■ **EXERCISE BRIEF**
Only the lines from the top of the listing below to the line that has "from bokeh.resources import INLINE" should be echoed, with both ends kept and pictures left out.

_____

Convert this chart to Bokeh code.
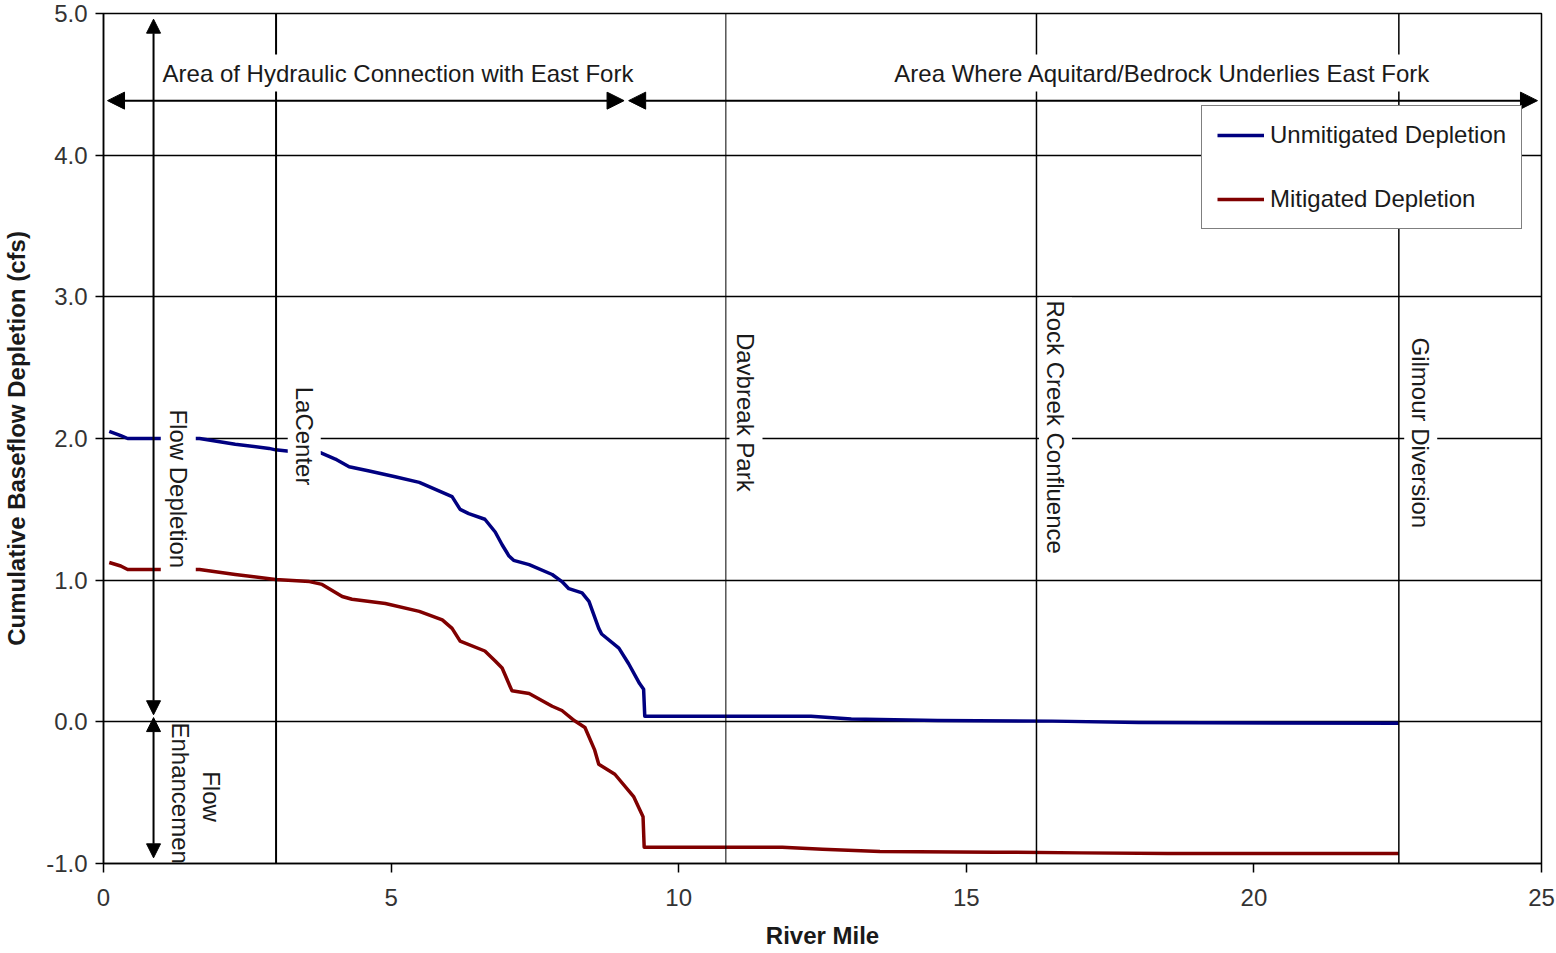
import math
from bokeh.plotting import figure
from bokeh.models import (Range1d, FixedTicker, PrintfTickFormatter, Span, Label,
                          Arrow, NormalHead, Legend, LegendItem)
from bokeh.embed import file_html
from bokeh.resources import INLINE

# ---------------- data ----------------
unmit_mile = [0.10, 0.30, 0.42, 0.99, 1.67, 2.29, 2.88, 2.99, 3.23, 3.77, 4.03, 4.27,
              4.62, 5.07, 5.49, 6.06, 6.20, 6.35, 6.63, 6.81, 6.93, 7.05, 7.13, 7.40,
              7.80, 7.97, 8.09, 8.32, 8.44, 8.61, 8.66, 8.96, 9.13, 9.32, 9.39, 9.41,
              12.3, 13.0, 14.5, 16.5, 18.0, 22.52]
unmit_cfs = [2.05, 2.02, 2.00, 2.00, 2.00, 1.96, 1.93, 1.92, 1.91, 1.90, 1.855, 1.80,
             1.77, 1.73, 1.69, 1.59, 1.50, 1.47, 1.43, 1.34, 1.25, 1.17, 1.14, 1.11,
             1.04, 0.99, 0.94, 0.91, 0.85, 0.66, 0.62, 0.52, 0.41, 0.27, 0.23, 0.04,
             0.04, 0.02, 0.01, 0.005, -0.005, -0.01]

mit_mile = [0.10, 0.30, 0.42, 0.99, 1.67, 2.29, 2.99, 3.58, 3.80, 4.15, 4.32, 4.90,
            5.49, 5.89, 6.06, 6.20, 6.63, 6.81, 6.93, 7.10, 7.40, 7.80, 7.97, 8.19,
            8.37, 8.54, 8.61, 8.89, 9.22, 9.38, 9.40, 11.8, 12.5, 13.5, 15.5, 17.0,
            18.5, 22.52]
mit_cfs = [1.125, 1.10, 1.075, 1.075, 1.075, 1.04, 1.005, 0.99, 0.97, 0.885, 0.865, 0.835,
           0.78, 0.72, 0.66, 0.57, 0.50, 0.43, 0.38, 0.22, 0.20, 0.11, 0.08, 0.007,
           -0.04, -0.20, -0.30, -0.37, -0.53, -0.67, -0.885, -0.885, -0.90, -0.915, -0.92, -0.925,
           -0.93, -0.93]

landmark_names = ["LaCenter", "Davbreak Park", "Rock Creek Confluence", "Gilmour Diversion"]
landmark_miles = [3.0, 10.82, 16.22, 22.52]
landmark_widths = [2.0, 1.0, 1.5, 1.5]

zone_names = ["Area of Hydraulic Connection with East Fork",
              "Area Where Aquitard/Bedrock Underlies East Fork"]
zone_start = [0.07, 9.13]
zone_end = [9.05, 24.93]

x_ticks = [0, 5, 10, 15, 20, 25]
y_ticks = [-1, 0, 1, 2, 3, 4, 5]

FONT = "Liberation Sans"
TXT = "#1a1a1a"
BLUE = "#000080"
RED = "#800000"

p = figure(width=1556, height=953, x_range=Range1d(0, 25), y_range=Range1d(-1, 5),
           output_backend="svg", toolbar_location=None,
           min_border_left=101, min_border_right=15, min_border_top=13, min_border_bottom=90)
p.background_fill_color = "white"
p.border_fill_color = "white"
p.outline_line_color = "black"
p.outline_line_width = 1.5

p.xgrid.visible = False
p.ygrid.grid_line_color = "black"
p.ygrid.grid_line_width = 1.5

for ax in (p.xaxis[0], p.yaxis[0]):
    ax.axis_line_color = "black"
    ax.axis_line_width = 1.5
    ax.major_tick_line_color = "black"
    ax.major_tick_line_width = 1.5
    ax.major_tick_in = 0
    ax.minor_tick_line_color = None
    ax.major_label_text_font = FONT
    ax.major_label_text_font_size = "24px"
    ax.major_label_text_color = "#333333"
    ax.axis_label_text_font = FONT
    ax.axis_label_text_font_size = "24px"
    ax.axis_label_text_font_style = "bold"
    ax.axis_label_text_color = TXT

p.xaxis.ticker = FixedTicker(ticks=x_ticks)
p.xaxis.formatter = PrintfTickFormatter(format="%d")
p.xaxis.major_tick_out = 9
p.xaxis.major_label_standoff = 16
p.xaxis.axis_label = "River Mile"
p.xaxis.axis_label_standoff = 13

p.yaxis.ticker = FixedTicker(ticks=y_ticks)
p.yaxis.formatter = PrintfTickFormatter(format="%.1f")
p.yaxis.major_tick_out = 8
p.yaxis.major_label_standoff = 8
p.yaxis.axis_label = "Cumulative Baseflow Depletion (cfs)"
p.yaxis.axis_label_standoff = 13

# curves
r_unmit = p.line(unmit_mile, unmit_cfs, line_color=BLUE, line_width=3.5, line_join="round")
r_mit = p.line(mit_mile, mit_cfs, line_color=RED, line_width=3.5, line_join="round")

# landmark vertical lines
for xm, lw in zip(landmark_miles, landmark_widths):
    p.add_layout(Span(location=xm, dimension="height", line_color="black", line_width=lw))

# zone arrows
for xs, xe in zip(zone_start, zone_end):
    p.add_layout(Arrow(start=NormalHead(size=17, fill_color="black", line_color="black"),
                       end=NormalHead(size=17, fill_color="black", line_color="black"),
                       x_start=xs, y_start=4.385, x_end=xe, y_end=4.385,
                       line_color="black", line_width=2))

# depletion / enhancement arrows
p.add_layout(Arrow(start=NormalHead(size=14, fill_color="black", line_color="black"),
                   end=NormalHead(size=14, fill_color="black", line_color="black"),
                   x_start=0.87, y_start=0.05, x_end=0.87, y_end=4.96,
                   line_color="black", line_width=2))
p.add_layout(Arrow(start=NormalHead(size=14, fill_color="black", line_color="black"),
                   end=NormalHead(size=14, fill_color="black", line_color="black"),
                   x_start=0.87, y_start=0.03, x_end=0.87, y_end=-0.96,
                   line_color="black", line_width=2))


def add_label(x, y, text, angle=0.0, bg=True, pad=4):
    kw = dict(x=x, y=y, text=text, angle=angle, angle_units="rad",
              text_font=FONT, text_font_size="24px", text_color=TXT,
              text_align="center", text_baseline="middle")
    if bg:
        kw.update(background_fill_color="white", background_fill_alpha=1.0, padding=pad)
    p.add_layout(Label(**kw))


# zone titles
add_label(5.12, 4.58, zone_names[0], pad=5)
add_label(18.41, 4.58, zone_names[1], pad=5)

# landmark labels
lab_pos = [(3.49, 2.017), (11.17, 2.185), (16.55, 2.08), (22.90, 2.04)]
for (lx, ly), name in zip(lab_pos, landmark_names):
    add_label(lx, ly, name, angle=-math.pi / 2, pad=3)

add_label(1.30, 1.645, "Flow Depletion", angle=-math.pi / 2, pad=4)
p.add_layout(Label(x=1.61, y=-0.527, text="Flow\nEnhancement", angle=-math.pi / 2,
                   angle_units="rad", text_font=FONT, text_font_size="24px",
                   text_color=TXT, text_align="center", text_baseline="middle",
                   text_line_height=1.12))

legend = Legend(items=[LegendItem(label="Unmitigated Depletion", renderers=[r_unmit]),
                       LegendItem(label="Mitigated Depletion", renderers=[r_mit])],
                location=(1098, 634), margin=0, padding=15, spacing=36,
                glyph_width=47, glyph_height=28, label_height=28, label_standoff=6,
                label_text_font=FONT, label_text_font_size="24px", label_text_color=TXT,
                border_line_color="black", border_line_width=1.5,
                background_fill_color="white", background_fill_alpha=1.0)
p.add_layout(legend)

open("out.html", "w").write(file_html(p, INLINE))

_____

■ **RESULT BELOW**
Convert this chart to Bokeh code.
import math
from bokeh.plotting import figure
from bokeh.models import (Range1d, FixedTicker, PrintfTickFormatter, Span, Label,
                          Arrow, NormalHead, Legend, LegendItem)
from bokeh.embed import file_html
from bokeh.resources import INLINE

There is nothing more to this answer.